The government is playing down three Labor MPs querying Australia's plan to acquire nuclear-powered submarines.
Fremantle MP Josh Wilson says he is not convinced whether Australia needs the new submarines and three Labor members questioned the deal in a caucus meeting on Tuesday.
Cabinet minister Don Farrell says the Labor Party has a history of democratic practices and members were free to ask questions of their leaders.
"We are a democracy in the Labor Party and people can express a point of view," he told parliament.
"There are lots of details about the AUKUS decision. I'd encourage everybody to ask questions, even the opposition."
Mr Wilson questioned the deal in parliament on Monday but noted he wasn't privy to private security briefings.
"I'm not completely convinced that nuclear-propelled submarines are the only or best answer to our strategic needs," he said.
"The AUKUS agreement, arrived at with some characteristically questionable secrecy by the former government ... is not a sports team of which we have all suddenly become life members."
Mr Wilson also questioned how nuclear fuel would be disposed of, noting the UK and US had struggled to deal with their decommissioned boats properly.
Three Labor MPs asked Prime Minister Anthony Albanese questions about the deal at a caucus meeting in Canberra on Tuesday.
Michelle Ananda-Rajah was one of those MPs and has since come out saying, "I fully support the government's AUKUS plan".
Media reports suggest the second MP was Libby Coker.
The questions related to workforce issues, cost and how Australia would retain its sovereignty. They included concerns from constituents.
Opposition defence spokesman Andrew Hastie said the prime minister needed to unite his caucus if he wanted to succeed in uniting the nation behind AUKUS.
"It's clear now that on the left flank of the Labor Party, they have great reservations about AUKUS," he said.
He said the queries were "undermining the government's position".
But Mr Hastie wouldn't comment on whether any coalition MPs had expressed reservations about the deal.
"Our adversaries are seeking to undermine this very deal. It's right that we ask questions but we need to be unified around this," he said.
A Labor branch in the Sydney suburb of Petersham, which sits within the prime minister's electorate, passed a resolution against AUKUS and called for Australia to withdraw from the pact with the US and UK.
The resolution said the agreement would threaten Australian sovereignty - which the government denies - and goes against Labor's traditional opposition to nuclear power.
It also branded the decision "an obscene waste of money".

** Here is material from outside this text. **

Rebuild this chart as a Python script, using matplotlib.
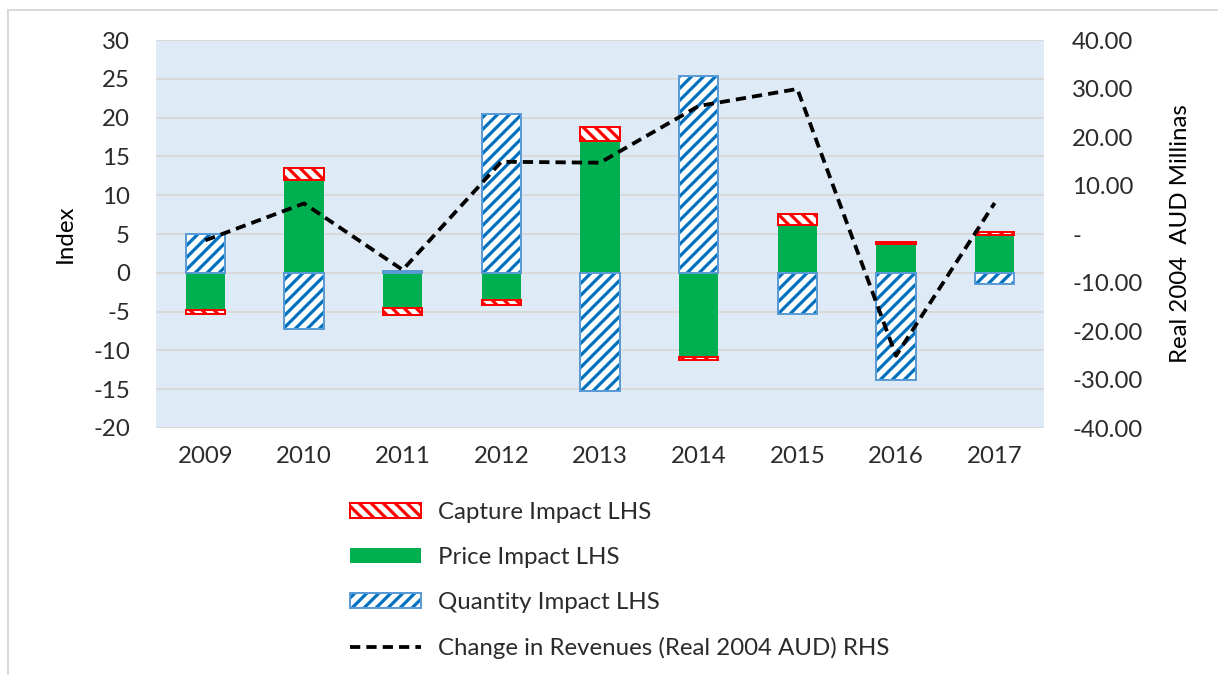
import numpy as np
import matplotlib
matplotlib.use("Agg")
import matplotlib.pyplot as plt
from matplotlib.patches import Patch
from matplotlib.lines import Line2D
from matplotlib.legend_handler import HandlerTuple

plt.rcParams['font.family'] = ['Lato', 'DejaVu Sans']
plt.rcParams['hatch.linewidth'] = 3.2
plt.rcParams['axes.unicode_minus'] = False

categories = ['2009', '2010', '2011', '2012', '2013', '2014', '2015', '2016', '2017']
price_impact = [-4.8, 12.0, -4.5, -3.5, 17.0, -10.8, 6.2, 3.7, 4.9]
capture_impact = [-0.45, 1.5, -1.0, -0.7, 1.8, -0.4, 1.4, 0.3, 0.3]
quantity_impact = [5.0, -7.2, 0.2, 20.4, -15.2, 25.4, -5.3, -13.8, -1.5]
revenue_change = [-1.3, 6.3, -7.4, 14.9, 14.7, 26.4, 29.9, -25.1, 6.4]

left_ticks = [30, 25, 20, 15, 10, 5, 0, -5, -10, -15, -20]
right_ticks = [40, 30, 20, 10, 0, -10, -20, -30, -40]

TXT = '#2b2b2b'
GREEN = '#00B050'
RED = '#FF0000'
BLUE_H = '#0070C0'
BLUE_E = '#5B9BD5'
BG = '#DEEAF6'
GRID = '#D9D9D9'
FS = 24

W, H = 1218, 675
fig = plt.figure(figsize=(W / 72, H / 72), dpi=72)
ax = fig.add_axes([156 / W, 1 - 428 / H, (1044 - 156) / W, (428 - 40) / H])
ax.set_facecolor(BG)
x = np.arange(len(categories))
bw = 0.4

pos_base = np.zeros(len(x))
neg_base = np.zeros(len(x))

def stack(vals):
    vals = np.asarray(vals, dtype=float)
    bottoms = np.where(vals >= 0, pos_base, neg_base)
    pos_base[:] += np.where(vals >= 0, vals, 0)
    neg_base[:] += np.where(vals < 0, vals, 0)
    return vals, bottoms

v, b = stack(price_impact)
ax.bar(x, v, bw, bottom=b, color=GREEN, linewidth=0, zorder=2)
v, b = stack(capture_impact)
ax.bar(x, v, bw, bottom=b, facecolor='white', edgecolor=RED, hatch='\\\\', linewidth=2, zorder=2)
v, b = stack(quantity_impact)
ax.bar(x, v, bw, bottom=b, facecolor='white', edgecolor=BLUE_H, hatch='//', linewidth=0, zorder=2)
ax.bar(x, v, bw, bottom=b, facecolor='none', edgecolor=BLUE_E, linewidth=2, zorder=3)

ax.set_xlim(-0.5, len(x) - 0.5)
ax.set_ylim(-20, 30)
ax.set_yticks(left_ticks)
ax.set_xticks(x)
ax.set_xticklabels(categories)
ax.grid(axis='y', color=GRID, linewidth=2)
ax.set_axisbelow(True)
for s in ax.spines.values():
    s.set_visible(False)
ax.tick_params(axis='both', length=0, labelsize=FS, colors=TXT)
ax.tick_params(axis='y', pad=26)
ax.tick_params(axis='x', pad=18)
ax.set_ylabel('Index', fontsize=FS, color='black', labelpad=17)

ax2 = ax.twinx()
ax2.plot(x, revenue_change, color='black', linewidth=3.8, dashes=(2.7, 1.6), zorder=5)
ax2.set_ylim(-40, 40)
ax2.set_yticks(right_ticks)
ax2.set_yticklabels(['-' if t == 0 else f'{t:.2f}' for t in right_ticks])
for s in ax2.spines.values():
    s.set_visible(False)
ax2.tick_params(axis='y', length=0, labelsize=FS, colors=TXT, pad=28)
ax2.set_ylabel('Real 2004  AUD Millinas', fontsize=FS, color='black', labelpad=28)

h_cap = Patch(facecolor='white', edgecolor=RED, hatch='\\\\', linewidth=2)
h_price = Patch(facecolor=GREEN, edgecolor='none')
h_qty = (Patch(facecolor='white', edgecolor=BLUE_H, hatch='//', linewidth=0),
         Patch(facecolor='none', edgecolor=BLUE_E, linewidth=2))
h_line = Line2D([0], [0], color='black', linewidth=3.8, dashes=(2.7, 1.6))
leg = fig.legend([h_cap, h_price, h_qty, h_line],
                 ['Capture Impact LHS', 'Price Impact LHS', 'Quantity Impact LHS',
                  'Change in Revenues (Real 2004 AUD) RHS'],
                 loc='upper left', bbox_to_anchor=(338 / W, 1 - 490 / H),
                 frameon=False, fontsize=FS, handlelength=2.95, handleheight=0.6,
                 handletextpad=0.7, labelspacing=1.0, borderpad=0,
                 handler_map={tuple: HandlerTuple(ndivide=1, pad=0)})
for t in leg.get_texts():
    t.set_color(TXT)

fig.add_artist(Line2D([8 / W, 1], [1 - 10 / H, 1 - 10 / H], transform=fig.transFigure,
                      color=GRID, linewidth=2))
fig.add_artist(Line2D([8 / W, 8 / W], [0, 1 - 10 / H], transform=fig.transFigure,
                      color=GRID, linewidth=2))

fig.savefig('out.png', dpi=72, facecolor='white')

The Labor branch in Port Kembla, which is being considered as a future submarine port, also passed a resolution against the hosting of nuclear vessels in the Illawarra region on the NSW coast.
Two unions have also come out against the deal.
The maritime union's southern NSW branch secretary Mick Cross said the basing of nuclear submarines would put at risk the expansion of shipping arising from renewable energy investment in the area.
The Electrical Trades Union has described it as a "betrayal of responsibility to Australia's non-nuclear policy", labelling nuclear technology as "inherently dangerous".
Mr Albanese last week said in an interview the caucus had been "taken through this process" and he hadn't heard any opposition from within his party.